Washington könne und werde dasselbe bezüglich Europa und China tun, während es seine Allianzen gegen die entstehende, von den BRICS angeführte multipolare Weltordnung festigt, glaubt Giuliano. Er betonte:
«Es wird ein gewisses Gegenfeuer von Seiten der Wirtschaft geben, aber letztendlich werden sich die führenden Politiker [Europas] auf die Seite der USA stellen, da sie Russland und China als Feinde betrachten.»
Neben der Vasallität gegenüber den USA werden engere Beziehungen zwischen der EU und China laut Giuliano auch durch andere Faktoren behindert, wie zum Beispiel:
- Chinas herzliche Beziehungen zu Russland, die in scharfem Kontrast zur aktiven Unterstützung der EU für den antirussischen Stellvertreterkrieg in der Ukraine stehen.

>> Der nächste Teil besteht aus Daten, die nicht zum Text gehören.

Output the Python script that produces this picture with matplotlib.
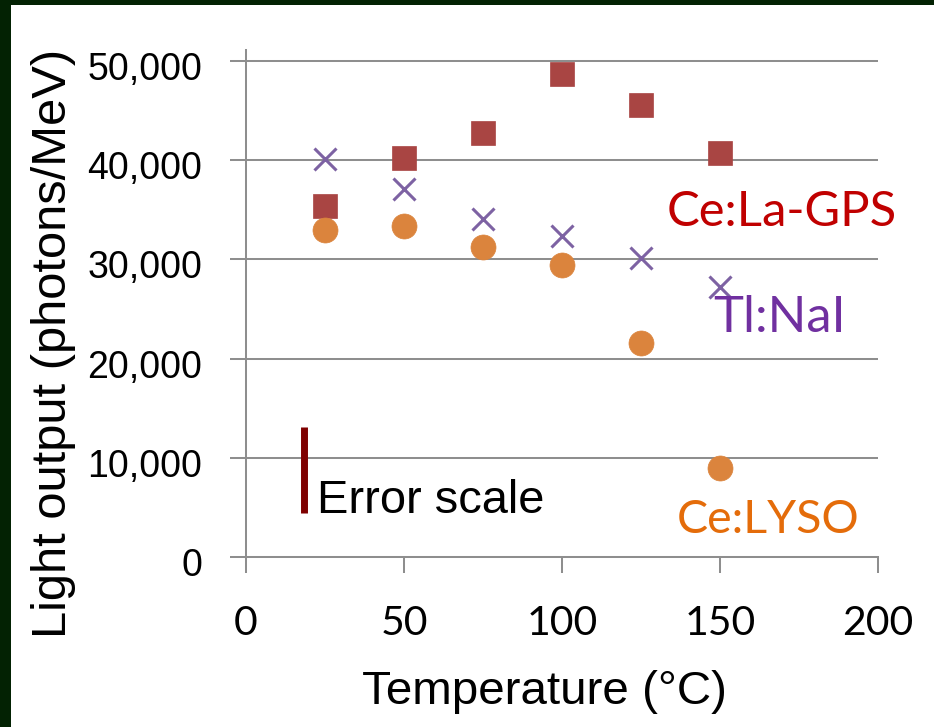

- Die angespannte Beziehung zu Russland bedeutet, dass neue Infrastrukturen wie die Nördliche Seeroute, der Nord-Süd-Verkehrskorridor und der Landtransit über Russland für die EU verschlossen bleiben. Stattdessen ist der europäisch-chinesische Handel auf den Transit über das Rote Meer angewiesen, der durch Huthi-Operationen gegen die USA und Israel behindert wird.
- Die Furcht vor Chinas hochentwickelter und wettbewerbsfähiger Automobil- und Umwelttechnologie, die zusammen mit Konsumgütern, Chemikalien und Stahl die Deindustrialisierung der EU vorantreiben könnte, ist groß, zumal China Zugang zu günstiger russischer Energie hat, während die EU auf teure US-Gaslieferungen angewiesen ist.
- Ungelöste Industriesubventionen, Agrardumping, geistiges Eigentum und technologiebezogene Bitterkeit.
Letztendlich wäre eine Verbesserung der Beziehungen zwischen der EU und China möglich und vorteilhaft, meint Giuliano, aber nur, wenn Brüssel «in internationalen Angelegenheiten eine neutralere Haltung» einnehmen und sich «ein wenig auf die Seite der BRICS und der Belt and Road Initiative schlagen würde». Der Finanzanalyst erläuterte:
«Aber auch hier gibt es viele Hindernisse, und die USA würden das nicht zulassen, weil sie eine Einflusssphäre zwischen Nord- und Südamerika und der EU haben wollen. Sie wollen diese Blöcke kontrollieren. Und sie kämpfen mit der multipolaren Welt und dem Übergang zu einer multipolaren Welt.»
Auf dem «großen geopolitischen Schachbrett» der USA bleibe die EU «einer der großen, wichtigsten Teile», resümiert Giuliano.